How does competition for authority within the corporation give rise to issues in corporate governance?
The corporate structure is designed to establish limited authority in shareholders, directors, and officers. While the general responsibilities of each are clearly established, the strength of influence on decision making is often distorted by the amount of authority demanded or exercised by each stakeholder. Various aspects of competition for authority are discussed below.
What are Internal Power Struggles?
The most notable power struggles come between the board of directors and shareholders. These matters are often settled through shareholder votes or derivative actions by shareholders against the board. In this process, shareholders may seek to assert additional control over director decision making; while directors often seek to diminish shareholder input.
Note: Shareholders do not approve of a strategic course for the corporation as decided by the directors. Shareholders seek to exert influence over the directors to influence their decision making or request that certain actions be submitted to shareholder vote for approval. If the directors decline to follow shareholder urging and it leads to a corporate loss, shareholders have the option of bringing direct or derivative actions against the directors. Further, shareholders may seek to unseat uncooperative directors at election time.
What are Friendly Takeovers?
A common point of conflict may arise between the existing board of directors and prospective acquirers (purchasers of a controlling percentage of outstanding shares) of the corporation. This transaction is known as a corporate takeover or buyout. A takeover is where third parties purchase the outstanding shares of corporate stock and thereby gain control of the corporation. The prospective acquirer(s) may be unrelated third parties, managers, or existing shareholders. The acquirer may petition the board of directors to accept a takeover bid. If the board endorses the offer, it will submit the proposal to existing shareholders. If a majority (or supermajority) of shareholders approve the purchase, the board will repurchase all of the outstanding shares from shareholders at the proposed price. The shares are then surrendered to the acquiring firm. If, however, the board or shareholders reject the acquirers offer, the acquirer may seek alternative methods to acquire control over the corporation, such as through a hostile takeover.

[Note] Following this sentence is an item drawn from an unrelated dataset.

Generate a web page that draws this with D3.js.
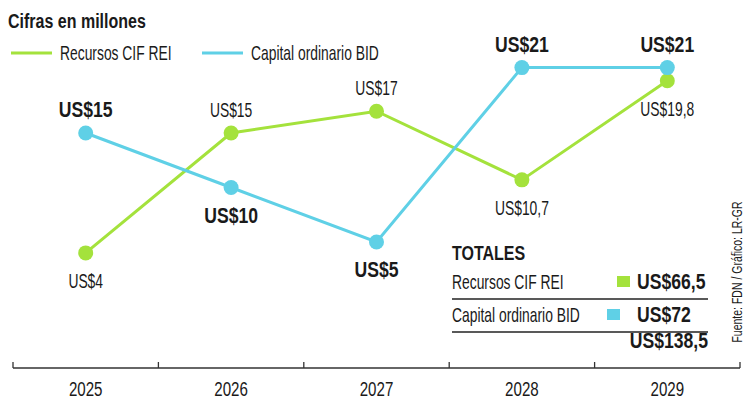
<!DOCTYPE html>
<html>
<head>
<meta charset="utf-8">
<script src="https://cdn.jsdelivr.net/npm/d3@7"></script>
<style>
  body { margin: 0; background: #fff; }
  text { font-family: "Liberation Sans", Arial, sans-serif; fill: #1a1a1a; }
</style>
</head>
<body>
<div id="chart"></div>
<script>
var years = ['2025', '2026', '2027', '2028', '2029'];
var cifValues = [4, 15, 17, 10.7, 19.8];
var bidValues = [15, 10, 5, 21, 21];
var seriesNames = ['Recursos CIF REI', 'Capital ordinario BID'];

var width = 746;
var height = 400;
var green = '#a4e23c';
var cyan = '#5fd0e6';
// condensed look: squeeze the sans horizontally (regular is narrower than bold)
var narrowReg = 0.66;
var narrowBold = 0.8;

var locale = d3.formatLocale({ decimal: ',', thousands: '.', grouping: [3], currency: ['US$', ''] });
var money = locale.format('$.1~f');

var svg = d3.select('#chart')
  .append('svg')
  .attr('width', width)
  .attr('height', height);

function label(px, py, str, size, bold, anchor) {
  var k = bold ? narrowBold : narrowReg;
  return svg.append('text')
    .attr('transform', 'translate(' + px + ',' + py + ') scale(' + k + ',1)')
    .attr('text-anchor', anchor || 'start')
    .attr('font-size', size)
    .attr('font-weight', bold ? 'bold' : 'normal')
    .text(str);
}

var x = d3.scaleBand()
  .domain(years)
  .range([13, 740]);

var y = d3.scaleLinear()
  .domain([0, 21])
  .range([296.5, 67.6]);

var cx = function(d) { return x(d) + x.bandwidth() / 2; };

// title + legend
label(8, 28, 'Cifras en millones', 20, true);

var legend = [
  { name: seriesNames[0], color: green, x: 11 },
  { name: seriesNames[1], color: cyan, x: 202 }
];
legend.forEach(function(l) {
  svg.append('line')
    .attr('x1', l.x).attr('x2', l.x + 41)
    .attr('y1', 53).attr('y2', 53)
    .attr('stroke', l.color).attr('stroke-width', 3);
  label(l.x + 49, 60, l.name, 21, false);
});

// axis: baseline with ticks at band edges, year labels at centres
var axisY = 368;
svg.append('line')
  .attr('x1', x.range()[0]).attr('x2', x.range()[1])
  .attr('y1', axisY).attr('y2', axisY)
  .attr('stroke', '#333').attr('stroke-width', 1.3);

var edges = years.map(function(d) { return x(d); }).concat([x.range()[1]]);
svg.selectAll('.edge')
  .data(edges)
  .enter()
  .append('line')
  .attr('x1', function(d) { return d; }).attr('x2', function(d) { return d; })
  .attr('y1', axisY - 6).attr('y2', axisY)
  .attr('stroke', '#333').attr('stroke-width', 1.3);

var axis = svg.append('g')
  .attr('transform', 'translate(0,' + axisY + ')')
  .call(d3.axisBottom(x).tickSize(0));
axis.select('.domain').remove();
axis.selectAll('text')
  .attr('y', 28)
  .attr('dy', 0)
  .attr('font-size', 21)
  .attr('font-family', null)
  .attr('transform', 'scale(0.72,1)');

// series
var series = [
  { values: cifValues, other: bidValues, color: green, bold: false },
  { values: bidValues, other: cifValues, color: cyan, bold: true }
];

var line = d3.line()
  .x(function(d) { return cx(d.year); })
  .y(function(d) { return y(d.value); });

series.forEach(function(s) {
  var pts = years.map(function(yr, i) {
    return { year: yr, value: s.values[i], above: s.values[i] > s.other[i] };
  });

  svg.append('path')
    .datum(pts)
    .attr('d', line)
    .attr('fill', 'none')
    .attr('stroke', s.color)
    .attr('stroke-width', 3);

  svg.selectAll(null)
    .data(pts)
    .enter()
    .append('circle')
    .attr('cx', function(d) { return cx(d.year); })
    .attr('cy', function(d) { return y(d.value); })
    .attr('r', 7.5)
    .attr('fill', s.color);

  pts.forEach(function(d) {
    label(cx(d.year), y(d.value) + (d.above ? -16 : 35), money(d.value),
      s.bold ? 22 : 21, s.bold, 'middle');
  });
});

// totals box
var cifTotal = d3.sum(cifValues);
var bidTotal = d3.sum(bidValues);

label(452, 260, 'TOTALES', 20, true);

var rows = [
  { name: seriesNames[0], color: green, total: cifTotal, y: 289, sq: 617 },
  { name: seriesNames[1], color: cyan, total: bidTotal, y: 322, sq: 607 }
];
rows.forEach(function(r) {
  label(452, r.y, r.name, 21, false);
  svg.append('rect')
    .attr('x', r.sq).attr('y', r.y - 13)
    .attr('width', 13).attr('height', 11)
    .attr('fill', r.color);
  label(637, r.y, money(r.total), 22, true);
  svg.append('line')
    .attr('x1', 452).attr('x2', 708)
    .attr('y1', r.y + 10).attr('y2', r.y + 10)
    .attr('stroke', '#222').attr('stroke-width', 1.3);
});

label(708, 348, money(cifTotal + bidTotal), 22, true, 'end');

svg.append('text')
  .attr('transform', 'translate(742,272) rotate(-90) scale(0.7,1)')
  .attr('text-anchor', 'middle')
  .attr('font-size', 15)
  .text('Fuente: FDN / Gráfico: LR-GR');
</script>
</body>
</html>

Note: In some cases, a takeover can appear to be friendly but is really hostile. For example, a bear hug is a situation where an acquirer offers a purchase price to the board that is far above expected value. The board may be required to accept or endorse the offer in order to meet its obligations to represent the best interest of shareholders.
Example: I am an activist investor. I see opportunity for creating value in ABC Corp. I make a tender offer to the board to purchase all (or a majority) of outstanding corporate shares. Directors will evaluate the offer and either accept or reject it. In some case, directors are obligated to submit the offer to shareholders for approval or rejection.